One thing I didn’t remember from the last time I watched Scarface, was just how much of the 80s is hidden away in this movie. The montage scenes are dripping with songs straight from an Eighties power ballad album. It made the movie a much cheesier experience. On the other hand, the montages were handled well. The dialogue took a back seat and the actors has to show off with more subtle body movements. Years passed by, but we never lost track of what was going on. Michelle Pfeiffer’s reptilian trophy wife wasting from a crippling cocaine addiciton, the secret affair between Tony’s best friend and his cousin. As far as montages go, Scarface is up there with the best of them.
Al Pacino is amazing. He personifies the character so well. While part of me got slightly dissuaded by the fact it did come across as a love letter to Pacino, a film to show off how amazing the actor is, I couldn’t help byt appreciate the performance. Tony Montana is a nasty, horrible little man. He is driven by ‘wanting things’ and he destroys everything he consumes. His gorgeous wife turns into a lifeless shell soon after the marriage. He devours cocaine, never getting hit with the satisfaction he seeks. Montana has all the money in the world, but he never experiences true happiness.
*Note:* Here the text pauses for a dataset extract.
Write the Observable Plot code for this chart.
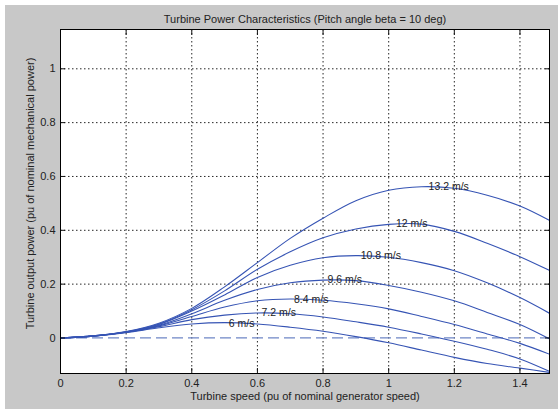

There is something so deranged and grotesque about the performance. He is always a few moments away from snapping into a violent rage. The constantly stoned glaze is always present in his eyes. This is Pacino’s show and the one shame of the delivery of the performance is that ‘the gangsta style’ totally misses the point of this crime drama and thinks that Scarface should be idolised, rather than avoided. But therin lies the problem with cult films.
Final Verdict: A true classic everyone should see, if only to annoy your friends with that accent.